§ INFORMATION PROVIDED
————
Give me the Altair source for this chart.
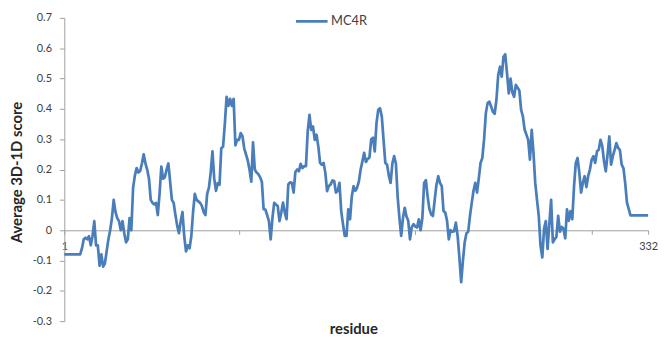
import altair as alt
import pandas as pd

# ---- data ----
residue = list(range(1, 333))
score = [
    -0.08, -0.08, -0.08, -0.08, -0.08, -0.08, -0.08, -0.08, -0.08, -0.08,
    -0.06, -0.03, -0.025, -0.03, -0.02, -0.05, -0.02, 0.03, -0.05, -0.05,
    -0.117, -0.08, -0.12, -0.11, -0.07, -0.03, 0.0, 0.04, 0.10, 0.06,
    0.04, 0.03, 0.0, 0.03, -0.01, -0.04, -0.03, 0.04, 0.0, 0.14,
    0.18, 0.205, 0.19, 0.195, 0.22, 0.25, 0.22, 0.2, 0.17, 0.1,
    0.09, 0.085, 0.09, 0.05, 0.12, 0.21, 0.17, 0.175, 0.2, 0.22,
    0.16, 0.1, 0.09, 0.05, 0.015, -0.01, 0.03, 0.06, -0.02, -0.07,
    -0.05, -0.06, -0.02, 0.06, 0.12, 0.1, 0.095, 0.09, 0.08, 0.06,
    0.05, 0.12, 0.14, 0.19, 0.26, 0.17, 0.13, 0.155, 0.15, 0.27,
    0.275, 0.35, 0.44, 0.41, 0.433, 0.41, 0.433, 0.28, 0.298, 0.298,
    0.32, 0.31, 0.27, 0.25, 0.23, 0.2, 0.16, 0.29, 0.2, 0.19,
    0.185, 0.175, 0.16, 0.069, 0.068, 0.05, 0.03, -0.03, 0.04, 0.09,
    0.085, 0.08, 0.03, 0.058, 0.091, 0.058, 0.036, 0.151, 0.158, 0.156,
    0.124, 0.192, 0.2, 0.194, 0.219, 0.205, 0.211, 0.211, 0.326, 0.38,
    0.331, 0.342, 0.298, 0.315, 0.277, 0.222, 0.216, 0.222, 0.189, 0.129,
    0.146, 0.151, 0.164, 0.162, 0.124, 0.129, 0.156, 0.063, 0.02, -0.019,
    -0.019, 0.069, 0.036, 0.112, 0.145, 0.13, 0.14, 0.16, 0.2, 0.227,
    0.255, 0.225, 0.235, 0.24, 0.3, 0.305, 0.26, 0.353, 0.397, 0.402,
    0.375, 0.298, 0.222, 0.216, 0.18, 0.156, 0.22, 0.244, 0.22, 0.11,
    0.04, -0.019, 0.04, 0.074, 0.045, 0.031, -0.03, 0.01, 0.02, 0.012,
    0.009, 0.036, 0.0, 0.04, 0.156, 0.165, 0.11, 0.07, 0.052, 0.047,
    0.1, 0.15, 0.178, 0.156, 0.145, 0.063, 0.058, 0.031, -0.03, 0.0,
    -0.005, -0.003, 0.025, -0.019, -0.09, -0.171, -0.1, -0.04, -0.01, -0.005,
    0.047, 0.09, 0.13, 0.156, 0.124, 0.171, 0.222, 0.238, 0.3, 0.386,
    0.419, 0.424, 0.408, 0.39, 0.384, 0.43, 0.511, 0.539, 0.506, 0.572,
    0.58, 0.517, 0.451, 0.5, 0.455, 0.44, 0.479, 0.47, 0.46, 0.397,
    0.375, 0.331, 0.315, 0.298, 0.233, 0.331, 0.255, 0.156, 0.1, 0.047,
    -0.051, -0.09, 0.005, 0.03, -0.062, 0.022, 0.1, -0.04, -0.03, -0.022,
    0.047, -0.005, 0.011, 0.005, -0.027, 0.069, 0.031, 0.063, 0.036, 0.145,
    0.222, 0.238, 0.189, 0.124, 0.156, 0.178, 0.142, 0.178, 0.2, 0.233,
    0.244, 0.222, 0.26, 0.265, 0.298, 0.277, 0.227, 0.194, 0.249, 0.309,
    0.216, 0.244, 0.265, 0.287, 0.271, 0.265, 0.216, 0.205, 0.156, 0.091,
    0.07, 0.049, 0.049, 0.049, 0.049, 0.049, 0.049, 0.049, 0.049, 0.049,
    0.049, 0.049,
]
series_name = ["MC4R"] * len(residue)
y_ticks = [-0.3, -0.2, -0.1, 0.0, 0.1, 0.2, 0.3, 0.4, 0.5, 0.6, 0.7]
x_ticks = [1, 100, 200, 300, 332]
x_title = ["residue"]
y_title = "Average 3D-1D score"

df = pd.DataFrame({"residue": residue, "score": score, "series": series_name})

FONT = "Lato"
AXIS_GRAY = "#A0A0A0"
LINE_BLUE = "#4A7EBB"

line = alt.Chart(df).mark_line(strokeWidth=2.75, strokeJoin="round").encode(
    x=alt.X(
        "residue:Q",
        scale=alt.Scale(domain=[1, 332], nice=False, zero=False),
        axis=alt.Axis(
            values=x_ticks,
            labelExpr="datum.value == 1 || datum.value == 332 ? datum.label : ''",
            offset=-92,
            title=None,
            grid=False,
            labelFlush=False,
            domainColor=AXIS_GRAY,
            tickColor=AXIS_GRAY,
            tickSize=4,
            labelFont=FONT,
            labelFontSize=11,
            labelColor="#404040",
            labelPadding=6,
        ),
    ),
    y=alt.Y(
        "score:Q",
        scale=alt.Scale(domain=[-0.3, 0.7], nice=False, zero=False),
        axis=alt.Axis(
            values=y_ticks,
            format=".1~f",
            labelExpr="replace(datum.label, '\u2212', '-')",
            title=y_title,
            titleFont=FONT,
            titleFontSize=15,
            titleFontWeight="bold",
            titleColor="#262626",
            titleX=-40,
            titleY=156,
            grid=False,
            domainColor=AXIS_GRAY,
            tickColor=AXIS_GRAY,
            tickSize=5,
            labelPadding=8,
            labelFont=FONT,
            labelFontSize=11,
            labelColor="#404040",
        ),
    ),
    color=alt.Color(
        "series:N",
        scale=alt.Scale(range=[LINE_BLUE]),
        legend=alt.Legend(
            orient="none",
            legendX=233,
            legendY=-14,
            title=None,
            symbolType="stroke",
            symbolStrokeWidth=3,
            symbolSize=1024,
            labelFont=FONT,
            labelFontSize=13,
            labelColor="#404040",
            labelOffset=2,
            padding=0,
        ),
    ),
)

xtitle = alt.Chart(pd.DataFrame({"t": x_title})).mark_text(
    font=FONT, fontSize=15, fontWeight="bold", color="#262626", baseline="middle", align="center"
).encode(x=alt.value(293), y=alt.value(315), text="t:N")

chart = alt.layer(line, xtitle).properties(
    width=591,
    height=307,
    padding={"left": 57, "top": 8, "right": 10, "bottom": 14},
    autosize=alt.AutoSizeParams(type="none"),
    background="white",
).configure_view(stroke=None)

chart.save("out.html", embed_options={"renderer": "svg", "actions": False})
————
§ EXERCISE DIRECTIONS
Pictures are excluded; copy all other data exactly as shown.

§ FULL OUTPUT
Give me the Altair source for this chart.
import altair as alt
import pandas as pd

# ---- data ----
residue = list(range(1, 333))
score = [
    -0.08, -0.08, -0.08, -0.08, -0.08, -0.08, -0.08, -0.08, -0.08, -0.08,
    -0.06, -0.03, -0.025, -0.03, -0.02, -0.05, -0.02, 0.03, -0.05, -0.05,
    -0.117, -0.08, -0.12, -0.11, -0.07, -0.03, 0.0, 0.04, 0.10, 0.06,
    0.04, 0.03, 0.0, 0.03, -0.01, -0.04, -0.03, 0.04, 0.0, 0.14,
    0.18, 0.205, 0.19, 0.195, 0.22, 0.25, 0.22, 0.2, 0.17, 0.1,
    0.09, 0.085, 0.09, 0.05, 0.12, 0.21, 0.17, 0.175, 0.2, 0.22,
    0.16, 0.1, 0.09, 0.05, 0.015, -0.01, 0.03, 0.06, -0.02, -0.07,
    -0.05, -0.06, -0.02, 0.06, 0.12, 0.1, 0.095, 0.09, 0.08, 0.06,
    0.05, 0.12, 0.14, 0.19, 0.26, 0.17, 0.13, 0.155, 0.15, 0.27,
    0.275, 0.35, 0.44, 0.41, 0.433, 0.41, 0.433, 0.28, 0.298, 0.298,
    0.32, 0.31, 0.27, 0.25, 0.23, 0.2, 0.16, 0.29, 0.2, 0.19,
    0.185, 0.175, 0.16, 0.069, 0.068, 0.05, 0.03, -0.03, 0.04, 0.09,
    0.085, 0.08, 0.03, 0.058, 0.091, 0.058, 0.036, 0.151, 0.158, 0.156,
    0.124, 0.192, 0.2, 0.194, 0.219, 0.205, 0.211, 0.211, 0.326, 0.38,
    0.331, 0.342, 0.298, 0.315, 0.277, 0.222, 0.216, 0.222, 0.189, 0.129,
    0.146, 0.151, 0.164, 0.162, 0.124, 0.129, 0.156, 0.063, 0.02, -0.019,
    -0.019, 0.069, 0.036, 0.112, 0.145, 0.13, 0.14, 0.16, 0.2, 0.227,
    0.255, 0.225, 0.235, 0.24, 0.3, 0.305, 0.26, 0.353, 0.397, 0.402,
    0.375, 0.298, 0.222, 0.216, 0.18, 0.156, 0.22, 0.244, 0.22, 0.11,
    0.04, -0.019, 0.04, 0.074, 0.045, 0.031, -0.03, 0.01, 0.02, 0.012,
    0.009, 0.036, 0.0, 0.04, 0.156, 0.165, 0.11, 0.07, 0.052, 0.047,
    0.1, 0.15, 0.178, 0.156, 0.145, 0.063, 0.058, 0.031, -0.03, 0.0,
    -0.005, -0.003, 0.025, -0.019, -0.09, -0.171, -0.1, -0.04, -0.01, -0.005,
    0.047, 0.09, 0.13, 0.156, 0.124, 0.171, 0.222, 0.238, 0.3, 0.386,
    0.419, 0.424, 0.408, 0.39, 0.384, 0.43, 0.511, 0.539, 0.506, 0.572,
    0.58, 0.517, 0.451, 0.5, 0.455, 0.44, 0.479, 0.47, 0.46, 0.397,
    0.375, 0.331, 0.315, 0.298, 0.233, 0.331, 0.255, 0.156, 0.1, 0.047,
    -0.051, -0.09, 0.005, 0.03, -0.062, 0.022, 0.1, -0.04, -0.03, -0.022,
    0.047, -0.005, 0.011, 0.005, -0.027, 0.069, 0.031, 0.063, 0.036, 0.145,
    0.222, 0.238, 0.189, 0.124, 0.156, 0.178, 0.142, 0.178, 0.2, 0.233,
    0.244, 0.222, 0.26, 0.265, 0.298, 0.277, 0.227, 0.194, 0.249, 0.309,
    0.216, 0.244, 0.265, 0.287, 0.271, 0.265, 0.216, 0.205, 0.156, 0.091,
    0.07, 0.049, 0.049, 0.049, 0.049, 0.049, 0.049, 0.049, 0.049, 0.049,
    0.049, 0.049,
]
series_name = ["MC4R"] * len(residue)
y_ticks = [-0.3, -0.2, -0.1, 0.0, 0.1, 0.2, 0.3, 0.4, 0.5, 0.6, 0.7]
x_ticks = [1, 100, 200, 300, 332]
x_title = ["residue"]
y_title = "Average 3D-1D score"

df = pd.DataFrame({"residue": residue, "score": score, "series": series_name})

FONT = "Lato"
AXIS_GRAY = "#A0A0A0"
LINE_BLUE = "#4A7EBB"

line = alt.Chart(df).mark_line(strokeWidth=2.75, strokeJoin="round").encode(
    x=alt.X(
        "residue:Q",
        scale=alt.Scale(domain=[1, 332], nice=False, zero=False),
        axis=alt.Axis(
            values=x_ticks,
            labelExpr="datum.value == 1 || datum.value == 332 ? datum.label : ''",
            offset=-92,
            title=None,
            grid=False,
            labelFlush=False,
            domainColor=AXIS_GRAY,
            tickColor=AXIS_GRAY,
            tickSize=4,
            labelFont=FONT,
            labelFontSize=11,
            labelColor="#404040",
            labelPadding=6,
        ),
    ),
    y=alt.Y(
        "score:Q",
        scale=alt.Scale(domain=[-0.3, 0.7], nice=False, zero=False),
        axis=alt.Axis(
            values=y_ticks,
            format=".1~f",
            labelExpr="replace(datum.label, '\u2212', '-')",
            title=y_title,
            titleFont=FONT,
            titleFontSize=15,
            titleFontWeight="bold",
            titleColor="#262626",
            titleX=-40,
            titleY=156,
            grid=False,
            domainColor=AXIS_GRAY,
            tickColor=AXIS_GRAY,
            tickSize=5,
            labelPadding=8,
            labelFont=FONT,
            labelFontSize=11,
            labelColor="#404040",
        ),
    ),
    color=alt.Color(
        "series:N",
        scale=alt.Scale(range=[LINE_BLUE]),
        legend=alt.Legend(
            orient="none",
            legendX=233,
            legendY=-14,
            title=None,
            symbolType="stroke",
            symbolStrokeWidth=3,
            symbolSize=1024,
            labelFont=FONT,
            labelFontSize=13,
            labelColor="#404040",
            labelOffset=2,
            padding=0,
        ),
    ),
)

xtitle = alt.Chart(pd.DataFrame({"t": x_title})).mark_text(
    font=FONT, fontSize=15, fontWeight="bold", color="#262626", baseline="middle", align="center"
).encode(x=alt.value(293), y=alt.value(315), text="t:N")

chart = alt.layer(line, xtitle).properties(
    width=591,
    height=307,
    padding={"left": 57, "top": 8, "right": 10, "bottom": 14},
    autosize=alt.AutoSizeParams(type="none"),
    background="white",
).configure_view(stroke=None)

chart.save("out.html", embed_options={"renderer": "svg", "actions": False})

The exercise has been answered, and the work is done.